While widely accepted, this theory of the Mayan collapse still leaves a lingering question. Evidence shows that most ancient civilizations dealt successfully with drought at one time or another; so why weren’t the Maya able to cope? The answer, according to recent research, was war.
AN OPEN WAR POLICY

Mayan ruler Chaan Muan with prisoners from a raid for sacrifices and slavery - from the murals of Bonampak (Image Credit: Ancient Mexico)
At the same time the drought was taking hold, it appears the Mayan city-states had their resources and attention focused on something else - fighting. In a way, some evidence of this has always existed in the form of smashed monuments and burned palaces found in the region. In the early 20th century, the Bolshevik Revolution in Russian inspired a theory that rapid Mayan collapse was the result of a popular peasant revolt, fueled by the lavish lifestyles and oppressive rule of the theocratic Mayan kings. Mayan revolutionaries, rejecting religions hocus-pocus from rulers who claimed to be able to bring rain for crops while stuffing their houses and tombs with expensive artwork and jewels, overthrew their priest-kings and, in the process, ruined everything. It wasn’t a bad theory, but it seems that the rulers, not the people, deserve most of the blame.
In the wake of new research, it appears that Mayan cities were locked in something similar to the Cold War, only hotter. Hieroglyphs in the area reveal that two metropolitan “super-powers,” Tikal and Calakmul, were bitter rivals for centuries. Skirmishes between the kings of each city grew increasingly violent, prompting both dynasties to build alliances with other cities via raids, conquest, and royal coups. But, as more and more cities got involved, the warfare spread.

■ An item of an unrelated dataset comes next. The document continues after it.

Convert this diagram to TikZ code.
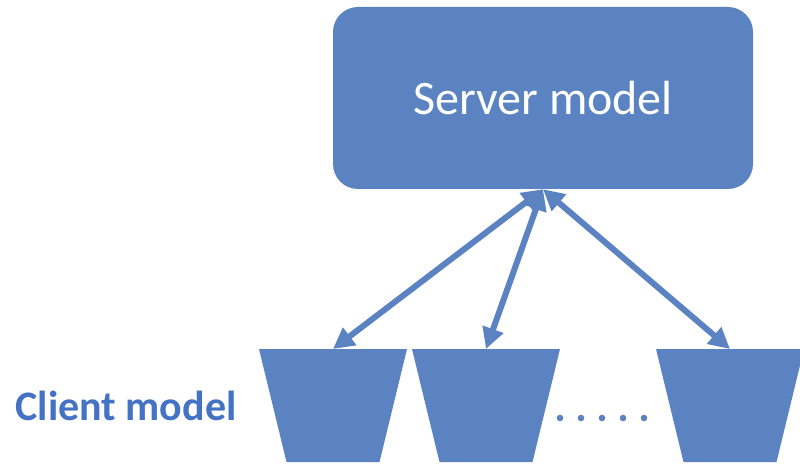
\documentclass[tikz,border=0pt]{standalone}
\usepackage{fontspec}
\setmainfont{Carlito}
\usetikzlibrary{calc, arrows.meta}

\definecolor{boxblue}{RGB}{91,131,193}
\definecolor{textblue}{RGB}{68,114,196}

\tikzset{
	server/.style = {fill = boxblue, rounded corners = 25pt, minimum width = 420pt, minimum height = 182pt, inner sep = 0pt, text = white, font = \fontsize{48}{58}\selectfont},
	link/.style = {draw = boxblue, line width = 6pt, {Triangle[length = 21pt, width = 21pt]}-{Triangle[length = 21pt, width = 21pt]}},
	label/.style = {text = textblue, font = \fontsize{42}{50}\selectfont\bfseries, anchor = base},
}

\begin{document}
\begin{tikzpicture}[x = 1pt, y = -1pt]
		\useasboundingbox (0,0) rectangle (800,465);
		\clip (0,0) rectangle (800,465);
		
		\def\top{349};
		\def\bottom{462};
		\def\wt{74};
		\def\wb{46.5};
		
		\node [server] (server) at (543,98) {Server model};
		
		\foreach \i/\x in {1/333, 2/486, 3/730} {
			\coordinate (client \i) at (\x, \top);
			\fill [boxblue] ($ (client \i) + (-\wt,0) $) -- ($ (client \i) + (\wt,0) $) -- (\x+\wb, \bottom) -- (\x-\wb, \bottom) -- cycle;
		}
		
		\draw [link] (server.south) -- (client 1);
		\draw [link] (server.south) -- (client 2);
		\draw [link] (server.south) -- (client 3);
		
		\foreach \x in {560, 581, 602, 623, 644} {
			\fill [boxblue] (\x, 418) circle [radius = 3.3pt];
		}
		
		\node [label] (client label) at (126,420) {Client model};
	\end{tikzpicture}
\end{document}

In 2002, a few more clues came to light after archaeologists discovered a stunning new set of hieroglyphic texts carved into the steps of a palace staircase at Dos Pilas (uncovered thanks to an earthquake that hit the region the previous summer). The texts told the surprising story of renegade princes from Tikal, who tried to create an empire of their own by waging a full-force attack on their home city with the help of neighboring allies. Unfortunately, their timing was poor. The invasion occurred during the height of the drought, and the result was pure devastation. Pyramids and temples were torn apart to build fortifications, and what few trees were left in the razed rainforest were cut down to build fences. Eventually, farmers had to retreat to the fast-growing weeds. The war destroyed the cities, leaving behind ruins and refugees. The land could no longer support the population due to the drought, and the government was too weak to do anything about it due to the war. Rather than to remain in the cities and face death, the people scattered, and the jungle eventually reclaimed the land.
NOT-SO-UNSOLVABLE MYSTERIESIn the end, it was neither laser beams nor a migration to Atlantis that destroyed the Maya, but a simple failure to plan. Leaders put the majority of their resources into warfare, while simultaneously forgetting that those resources weren’t infinite.
Then, when a severe but conquerable drought crisis appears, they were unable to cope. In his new book Collapse: How Societies Choose to Fail or Succeed, Pulitzer Prize-winning author Jared Diamond claims that the scenario is more common than you might think, and that it maybe responsible for the fall of many ancient cultures we deem “mysterious.” Environmental destruction and the depletion of natural resources create vulnerability, especially in the face of natural disasters. And just like the Maya, the ultimate fate is rarely disappearance or extinction, but usually a decline from opulence to poverty.